Records provided:
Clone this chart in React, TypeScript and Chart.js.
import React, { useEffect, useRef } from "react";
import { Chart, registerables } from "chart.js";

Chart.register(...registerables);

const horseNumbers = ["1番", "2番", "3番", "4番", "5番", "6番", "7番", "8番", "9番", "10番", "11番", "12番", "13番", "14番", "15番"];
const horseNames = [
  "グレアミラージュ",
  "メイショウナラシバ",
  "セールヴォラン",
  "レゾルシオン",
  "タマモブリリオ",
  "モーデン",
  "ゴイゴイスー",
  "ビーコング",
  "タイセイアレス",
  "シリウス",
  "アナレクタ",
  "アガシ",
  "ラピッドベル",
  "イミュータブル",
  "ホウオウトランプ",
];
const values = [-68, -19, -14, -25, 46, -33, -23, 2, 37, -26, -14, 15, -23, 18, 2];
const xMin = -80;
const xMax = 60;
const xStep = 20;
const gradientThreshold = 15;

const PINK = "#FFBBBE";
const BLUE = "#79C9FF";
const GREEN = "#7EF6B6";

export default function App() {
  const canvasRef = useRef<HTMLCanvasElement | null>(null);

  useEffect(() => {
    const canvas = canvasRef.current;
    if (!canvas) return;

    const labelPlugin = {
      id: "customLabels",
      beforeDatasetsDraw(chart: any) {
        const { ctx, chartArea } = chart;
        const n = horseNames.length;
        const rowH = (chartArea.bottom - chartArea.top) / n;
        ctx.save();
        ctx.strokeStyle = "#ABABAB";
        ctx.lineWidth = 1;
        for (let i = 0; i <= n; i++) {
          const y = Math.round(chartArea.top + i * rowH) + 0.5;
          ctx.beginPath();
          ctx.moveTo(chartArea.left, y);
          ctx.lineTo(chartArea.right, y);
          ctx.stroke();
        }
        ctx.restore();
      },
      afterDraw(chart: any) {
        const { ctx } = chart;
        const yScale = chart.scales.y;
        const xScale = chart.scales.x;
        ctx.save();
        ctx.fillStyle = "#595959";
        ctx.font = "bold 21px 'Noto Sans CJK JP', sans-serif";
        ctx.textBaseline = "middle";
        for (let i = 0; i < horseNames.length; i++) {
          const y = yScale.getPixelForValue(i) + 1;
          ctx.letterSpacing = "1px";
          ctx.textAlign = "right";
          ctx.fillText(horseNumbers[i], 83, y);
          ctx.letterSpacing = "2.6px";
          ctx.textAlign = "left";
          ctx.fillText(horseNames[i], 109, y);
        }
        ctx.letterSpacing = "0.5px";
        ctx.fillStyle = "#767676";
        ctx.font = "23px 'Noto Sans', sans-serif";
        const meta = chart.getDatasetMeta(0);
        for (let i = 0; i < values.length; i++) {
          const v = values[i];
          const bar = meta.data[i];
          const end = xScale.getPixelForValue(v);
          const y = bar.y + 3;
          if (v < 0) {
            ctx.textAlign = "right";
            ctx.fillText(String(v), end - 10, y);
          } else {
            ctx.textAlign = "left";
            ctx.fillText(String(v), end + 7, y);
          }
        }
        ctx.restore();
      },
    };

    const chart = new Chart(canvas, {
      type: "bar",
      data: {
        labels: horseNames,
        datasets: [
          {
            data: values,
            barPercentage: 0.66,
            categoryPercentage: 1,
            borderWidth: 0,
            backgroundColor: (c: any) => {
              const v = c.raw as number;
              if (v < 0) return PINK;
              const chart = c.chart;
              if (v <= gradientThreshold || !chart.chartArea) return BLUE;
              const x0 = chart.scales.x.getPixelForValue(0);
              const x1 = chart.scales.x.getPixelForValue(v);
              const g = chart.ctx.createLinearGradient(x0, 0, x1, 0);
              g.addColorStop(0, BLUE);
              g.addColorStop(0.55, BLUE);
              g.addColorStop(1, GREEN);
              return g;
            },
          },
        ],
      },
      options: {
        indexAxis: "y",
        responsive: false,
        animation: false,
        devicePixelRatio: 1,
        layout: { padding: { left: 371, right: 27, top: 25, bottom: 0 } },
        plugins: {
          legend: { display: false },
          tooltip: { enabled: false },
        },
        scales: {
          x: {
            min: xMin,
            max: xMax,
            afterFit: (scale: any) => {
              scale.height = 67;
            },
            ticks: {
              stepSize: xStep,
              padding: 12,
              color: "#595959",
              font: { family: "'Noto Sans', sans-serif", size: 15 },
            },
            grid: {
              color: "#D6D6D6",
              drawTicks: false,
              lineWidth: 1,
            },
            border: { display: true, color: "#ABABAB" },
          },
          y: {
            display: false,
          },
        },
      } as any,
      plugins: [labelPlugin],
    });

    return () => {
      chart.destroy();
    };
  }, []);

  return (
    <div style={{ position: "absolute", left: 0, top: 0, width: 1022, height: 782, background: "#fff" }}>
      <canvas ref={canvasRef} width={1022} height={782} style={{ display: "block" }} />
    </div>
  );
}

---

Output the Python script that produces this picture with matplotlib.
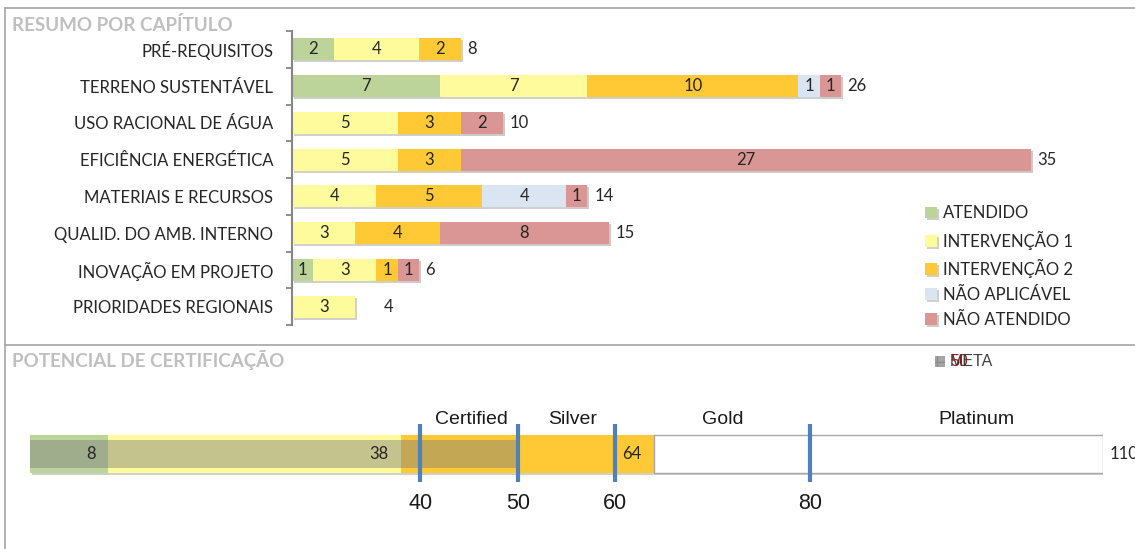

To do: Extract, word for word, every line beginning with the one that holds "Clone this chart" and concluding with the one that holds "if (!canvas) return;". Include both of those lines.

Written response:
Clone this chart in React, TypeScript and Chart.js.
import React, { useEffect, useRef } from "react";
import { Chart, registerables } from "chart.js";

Chart.register(...registerables);

const horseNumbers = ["1番", "2番", "3番", "4番", "5番", "6番", "7番", "8番", "9番", "10番", "11番", "12番", "13番", "14番", "15番"];
const horseNames = [
  "グレアミラージュ",
  "メイショウナラシバ",
  "セールヴォラン",
  "レゾルシオン",
  "タマモブリリオ",
  "モーデン",
  "ゴイゴイスー",
  "ビーコング",
  "タイセイアレス",
  "シリウス",
  "アナレクタ",
  "アガシ",
  "ラピッドベル",
  "イミュータブル",
  "ホウオウトランプ",
];
const values = [-68, -19, -14, -25, 46, -33, -23, 2, 37, -26, -14, 15, -23, 18, 2];
const xMin = -80;
const xMax = 60;
const xStep = 20;
const gradientThreshold = 15;

const PINK = "#FFBBBE";
const BLUE = "#79C9FF";
const GREEN = "#7EF6B6";

export default function App() {
  const canvasRef = useRef<HTMLCanvasElement | null>(null);

  useEffect(() => {
    const canvas = canvasRef.current;
    if (!canvas) return;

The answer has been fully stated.